A widening gap between rents and house prices is being attributed to falling mortgage rates and a rise in the top marginal tax rate.

Wednesday, March 7th 2007, 12:00AM

by The Landlord

Westpac bank says that during the past five years house prices have doubled, while rents increased just 14 %, barely keeping pace with inflation and falling as a proportion of the average wage.

A graph in the bank's report shows little change in the relationship between rents and house prices from 1990 to 2002, but from then on house prices begin to pull increasingly further away.

A dramatic fall in rental yields had been cited as evidence the rental housing market must be out of equilibrium, but Westpac economists Brendan O'Donovan and Dominick Stephens said they begged to differ.

The fall in rental yields -- annual rent divided by house price -- was perfectly explainable by the fall in mortgage rates since the 1990s and the rise in the top marginal tax rate, they said.

Landlords typically made a loss on rental properties once mortgage interest and other expenses were taken into account.

That loss could be written off against wage or salary income, reducing the landlord's overall taxable income.

Landlords could claim a tax rebate on their losses from a rental property at their marginal tax rate, then when property was sold pocket capital gains tax-free.

With the top marginal rate having increased to 39% from 33%, those earning the highest incomes had more incentive to get into rental property, the report said.

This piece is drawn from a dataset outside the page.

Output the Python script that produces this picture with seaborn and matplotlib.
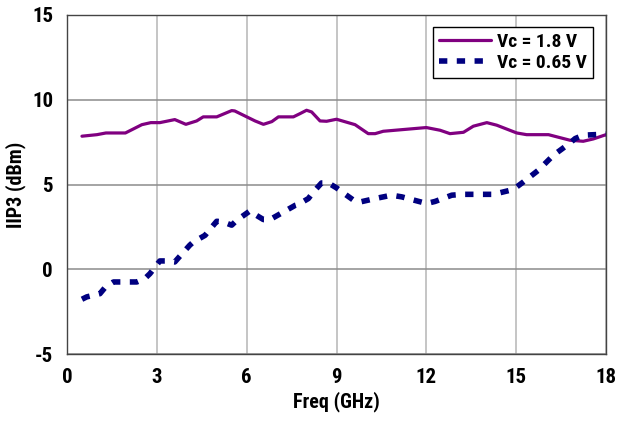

The tax system was effectively subsidising landlords, with the subsidy being partially passed on to tenants in the form of low rents.

House prices had been bid up to reflect the tax break that high-income people could get from owning a rental, Westpac said.

If a low or middle income person aspired to own their own home, they must first outbid a high-income person chasing a tax break.

"It is little wonder, then, that rates of home ownership are falling."

The authors do say that rental yields have now reached their floor, based on current fundamentals, and rental property was fully valued.

House price inflation for rentals was likely to be much more moderate in coming years.

With landlords no longer enjoying such outsized capital gains, rents could rise slightly faster than in recent years.